Tali concetti, come accennato in premessa, sono stati confermati anche dalla Guardia di Finanza nell’ambito dei quesiti posti in occasione di Telefisco 2019.
Nella particolare ipotesi di fatturazione per operazioni soggettivamente inesistenti, il Fisco potrà negare la detrazione Iva solo qualora venga provata, sotto il profilo oggettivo, la consapevolezza dell’acquirente di prendere parte ad una frode fiscale.
Simmetricamente, il cessionario dovrà provare di avere agito sulla base dei richiamati criteri di diligenza esigibili da parte di un operatore economico accorto.
In merito, la stessa Guardia di Finanza richiama l’orientamento espresso dalla suprema Corte di cassazione che, con la sentenza n. 24321 del 4.10.2018, ha sancito che, ai fini della ripartizione dell’onere della prova:
- in primo luogo incombe sull’Amministrazione finanziaria dimostrare che, a fronte dell’esibizione del titolo (rectius la fattura), difettano le condizioni oggettive e soggettive per la detrazione Iva;
- successivamente, spetterà al contribuente fornire la prova contraria, ossia di aver svolto le trattative commerciali in buona fede, ritenendo incolpevolmente che le merci acquistate fossero effettivamente rifornite dalla società cedente.

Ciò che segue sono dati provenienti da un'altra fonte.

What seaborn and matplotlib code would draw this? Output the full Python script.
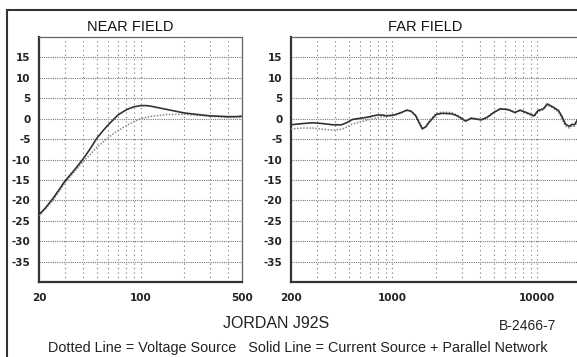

Giova ricordare che, ai fini probatori, non rilevano altri elementi quali, a titolo esemplificativo: la regolarità formale delle scritture; le evidenze contabili dei pagamenti; l’inesistenza di un dimostrato vantaggio (in quanto i prezzi di vendita erano conformi o superiori alla media di mercato).
In definitiva, l’acquirente potrà dimostrare la propria buona fede conservando traccia:
- della corrispondenza commerciale intercorsa con il cedente (es. e-mail, fax, ordini di acquisto);
- dei riscontri effettuati presso i registri conservati dalle Camere di Commercio, che confermino la regolare esistenza del fornitore;
- dell’identità degli interlocutori con cui sono state condotte le trattative commerciali, nonché la loro riconducibilità al soggetto cedente indicato nella fattura emessa, che nella normalità dei casi agiscono in qualità di dipendenti, amministratori, procuratori, addetti commerciali dell’impresa fornitrice.